• DIRECTIVE: Drop every picture. Then return, exactly, the lines from the beginning of the listing below through the one containing "const yTicks = [0, 10, 20, 30, 40];".

• RECORDED DATA:

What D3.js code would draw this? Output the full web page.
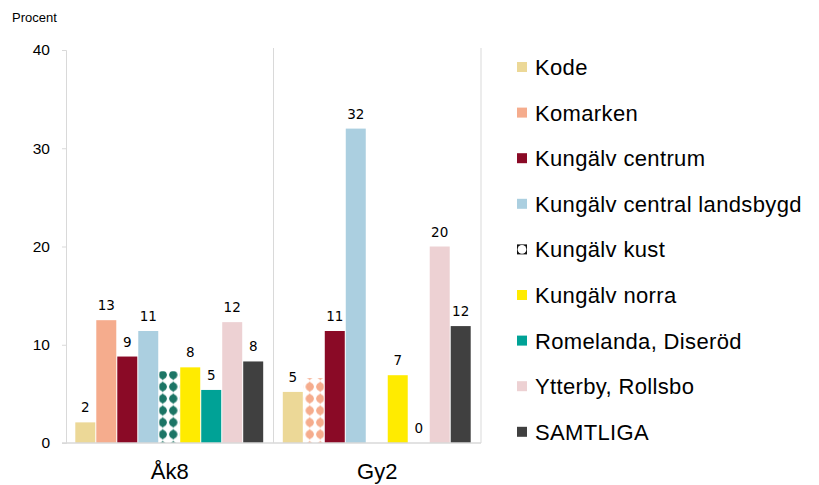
<!DOCTYPE html>
<html>
<head>
<meta charset="utf-8">
<script src="https://cdn.jsdelivr.net/npm/d3@7"></script>
<style>
  body { margin: 0; background: #fff; }
  svg text { fill: #000; }
</style>
</head>
<body>
<div id="chart"></div>
<script>
/**
 * DATA
 * */
const categories = ["Åk8", "Gy2"];
const seriesNames = ["Kode", "Komarken", "Kungälv centrum", "Kungälv central landsbygd",
  "Kungälv kust", "Kungälv norra", "Romelanda, Diseröd", "Ytterby, Rollsbo", "SAMTLIGA"];
const seriesColors = ["#ecd897", "#f5ac8d", "#8a0a26", "#abcfe0", "#1c7565",
  "#ffeb00", "#00a296", "#edd1d3", "#404040"];
// null = no bar; patterned bars have no value label
const valuesAk8 = [2.1, 12.5, 8.8, 11.4, 7.3, 7.7, 5.4, 12.3, 8.3];
const valuesGy2 = [5.2, 6.6, 11.4, 32.0, null, 6.9, 0, 20.0, 11.9];
const patternAk8 = [false, false, false, false, true, false, false, false, false];
const patternGy2 = [false, true, false, false, false, false, false, false, false];
const yTicks = [0, 10, 20, 30, 40];

/**
 * CONSTANTS
 * */
const width = 819, height = 485;
const plot = { left: 66, right: 481, top: 50, bottom: 443 };

const rows = [];
categories.forEach((c, ci) => {
  const vals = ci === 0 ? valuesAk8 : valuesGy2;
  const pats = ci === 0 ? patternAk8 : patternGy2;
  seriesNames.forEach((s, si) => {
    rows.push({ cat: c, series: s, si, value: vals[si], pattern: pats[si] });
  });
});

const svg = d3.select("#chart").append("svg")
  .attr("width", width).attr("height", height);

// patterns (one per series colour)
const defs = svg.append("defs");
seriesColors.forEach((col, i) => {
  const p = defs.append("pattern")
    .attr("id", "pat" + i)
    .attr("patternUnits", "userSpaceOnUse")
    .attr("width", 10.5).attr("height", 11.9);
  p.append("circle").attr("cx", 5.25).attr("cy", 5.95).attr("r", 4).attr("fill", col);
  p.append("path")
    .attr("d", "M5.25,0.6 L6.5,2 L9.5,5.95 L6.5,9.9 L5.25,11.3 L4,9.9 L1,5.95 L4,2 Z")
    .attr("fill", col);
});

// SCALES
const xScale = d3.scaleBand().domain(categories).range([plot.left, plot.right]);
const xInner = d3.scaleBand().domain(seriesNames)
  .range([9.3, xScale.bandwidth() - 9.3]);
const yScale = d3.scaleLinear().domain([0, 40]).range([plot.bottom, plot.top]);

// y axis
const yAxis = d3.axisLeft(yScale).tickValues(yTicks).tickSize(4).tickPadding(12);
const yg = svg.append("g")
  .attr("transform", `translate(${plot.left},0)`)
  .call(yAxis);
yg.select(".domain").attr("stroke", "#d9d9d9");
yg.selectAll(".tick line").attr("stroke", "#d9d9d9");
yg.selectAll(".tick text")
  .attr("font-family", "Liberation Sans, Arial, sans-serif")
  .attr("font-size", 15.5).attr("fill", "#000");

svg.append("text")
  .attr("x", 12).attr("y", 22)
  .attr("font-family", "Liberation Sans, Arial, sans-serif")
  .attr("font-size", 13)
  .text("Procent");

// category separators
const bounds = [xScale(categories[1]), plot.right];
svg.selectAll("line.sep")
  .data(bounds)
  .join("line")
  .attr("class", "sep")
  .attr("x1", d => d).attr("x2", d => d)
  .attr("y1", plot.top - 2).attr("y2", plot.bottom)
  .attr("stroke", "#d9d9d9");

// bars
const barW = xInner.bandwidth() - 1;
svg.selectAll("rect.bar")
  .data(rows.filter(d => d.value !== null && d.value > 0))
  .join("rect")
  .attr("class", "bar")
  .attr("x", d => xScale(d.cat) + xInner(d.series))
  .attr("y", d => yScale(d.value))
  .attr("width", barW)
  .attr("height", d => yScale(0) - yScale(d.value))
  .attr("fill", d => d.pattern ? `url(#pat${d.si})` : seriesColors[d.si]);

// baseline
svg.append("line")
  .attr("x1", plot.left - 4).attr("x2", plot.right)
  .attr("y1", plot.bottom).attr("y2", plot.bottom)
  .attr("stroke", "#d9d9d9").attr("stroke-width", 1.5);

// value labels
svg.selectAll("text.val")
  .data(rows.filter(d => d.value !== null && !d.pattern))
  .join("text")
  .attr("class", "val")
  .attr("x", d => xScale(d.cat) + xInner(d.series) + barW / 2)
  .attr("y", d => yScale(d.value) - 10)
  .attr("text-anchor", "middle")
  .attr("font-family", "DejaVu Sans, Verdana, sans-serif")
  .attr("font-size", 13.5)
  .text(d => Math.round(d.value));

// category labels
svg.selectAll("text.cat")
  .data(categories)
  .join("text")
  .attr("class", "cat")
  .attr("x", d => xScale(d) + xScale.bandwidth() / 2)
  .attr("y", 479)
  .attr("text-anchor", "middle")
  .attr("font-family", "Liberation Sans, Arial, sans-serif")
  .attr("font-size", 22)
  .text(d => d);

// legend
const legend = svg.append("g").attr("transform", "translate(517,0)");
const leg = legend.selectAll("g.item")
  .data(seriesNames)
  .join("g")
  .attr("class", "item")
  .attr("transform", (d, i) => `translate(0,${67 + i * 45.6})`);

leg.append("rect")
  .attr("x", 0).attr("y", -5).attr("width", 10).attr("height", 10)
  .attr("fill", (d, i) => i === 4 ? "#111" : seriesColors[i]);
leg.filter((d, i) => i === 4).append("circle")
  .attr("cx", 5).attr("cy", 0).attr("r", 4.4).attr("fill", "#fff");

leg.append("text")
  .attr("x", 18).attr("y", 8)
  .attr("font-family", "Liberation Sans, Arial, sans-serif")
  .attr("font-size", 22)
  .attr("letter-spacing", 0.35)
  .text(d => d);
</script>
</body>
</html>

• THE RESPONSE:
What D3.js code would draw this? Output the full web page.
<!DOCTYPE html>
<html>
<head>
<meta charset="utf-8">
<script src="https://cdn.jsdelivr.net/npm/d3@7"></script>
<style>
  body { margin: 0; background: #fff; }
  svg text { fill: #000; }
</style>
</head>
<body>
<div id="chart"></div>
<script>
/**
 * DATA
 * */
const categories = ["Åk8", "Gy2"];
const seriesNames = ["Kode", "Komarken", "Kungälv centrum", "Kungälv central landsbygd",
  "Kungälv kust", "Kungälv norra", "Romelanda, Diseröd", "Ytterby, Rollsbo", "SAMTLIGA"];
const seriesColors = ["#ecd897", "#f5ac8d", "#8a0a26", "#abcfe0", "#1c7565",
  "#ffeb00", "#00a296", "#edd1d3", "#404040"];
// null = no bar; patterned bars have no value label
const valuesAk8 = [2.1, 12.5, 8.8, 11.4, 7.3, 7.7, 5.4, 12.3, 8.3];
const valuesGy2 = [5.2, 6.6, 11.4, 32.0, null, 6.9, 0, 20.0, 11.9];
const patternAk8 = [false, false, false, false, true, false, false, false, false];
const patternGy2 = [false, true, false, false, false, false, false, false, false];
const yTicks = [0, 10, 20, 30, 40];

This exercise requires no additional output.